MINERAL COMPOSITION AND PHENOCRYST ZONING IN PRIMITIVE ABSAROKITE AT PEPPER MOUNTAIN, BORING VOLCANIC FIELD (BVF), OREGON

One basalt end member of the BVF of the Portland Basin is high-K basalt or absarokite. One such absarokite crops out at Pepper Mountain on the eastern side of the BVF and has a primitive composition with a Mg# of 65, 167 ppm Ni, 280 ppm Cr, and olivine (Fo_87-88.5) just as expected for equilibrium olivine. It is distinguished from other Boring basalts by its high incompatible element composition (Ba =1307 ppm, Sr = 2993 ppm), high LILE/HFSE ratios, and high La/Yb of 41.

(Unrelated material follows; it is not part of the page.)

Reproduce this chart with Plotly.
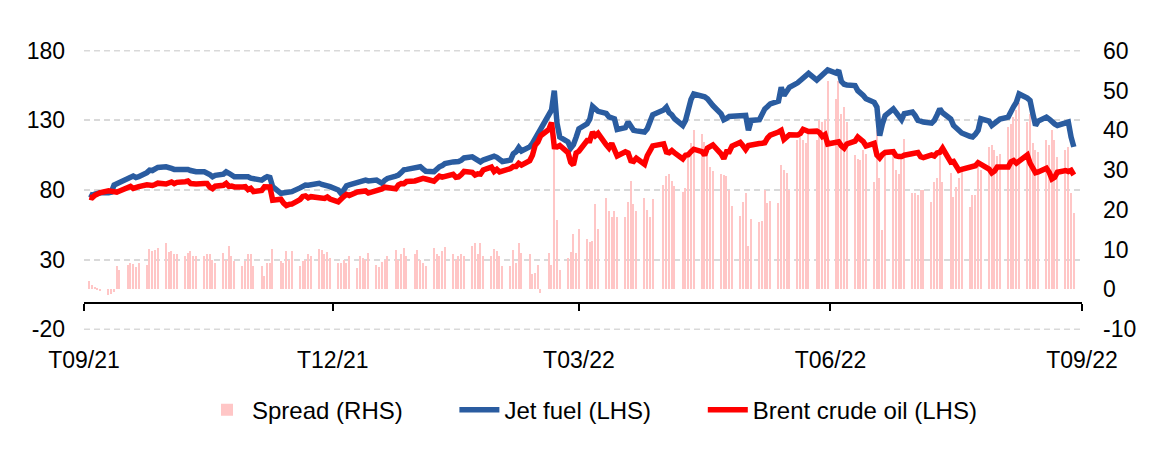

Although unexpected given the primitive nature and unzoned, equilibrium olivine, the absarokite reveals some intriguing mineralogical aspects. It contains ~10% phenocrysts of subequal proportions of olivine (with spinel inclusions) and clinopyroxene (cpx). All cpx crystals have a complex growth history and fall in two broad categories. One has coarsely sieved interiors overgrown by euhedral rims. Resorbed interiors and rims are compositionally alike (Mg# = 84-87; Cr₂O₃ = 0.2–1.0 wt%) except the very outermost rim that is more evolved consistent with crystallization during solidification. The other cpx type has similar high Mg# and Cr overgrowths. However, the overgrowth occurred on cpx that is petrographically and compositionally different. Such cpx cores have an unusual dark cloudy microscopic appearance and have much more evolved compositions (Mg# 60-71) combined with higher Al₂O₃ (4-6 wt.%) than high Mg# cpx (2-4 wt.% Al₂O₃). Incompatible trace element data also show distinct differences between cores and rims.

The compositional variation of spinel inclusions in olivine is also striking. All spinels have low Fe²⁺/Fe* of ~0.3 – the lowest among spinels from the BVF. However, other parameters vary strongly from the most primitive spinels with Mg# of ~55 and Cr# of ~65 to the most evolved with Mg# of ~27, Cr# of ~10 and high TiO₂ (~7 wt%). Evolved spinels are often located near fractures that can be extremely subtle while primitive spinels are not.

The above data suggest that Pepper Mtn. absarokite magma, originating from a quite refractory source, must have interacted with deeper crustal components during which more primitive cpx was resorbed and evolved cpx cores were inherited followed by an absarokite recharge that led to ascent during which euhedral rims grew. Copious reequilibration of spinel inclusions suggests this may have occurred deep in the crust as well.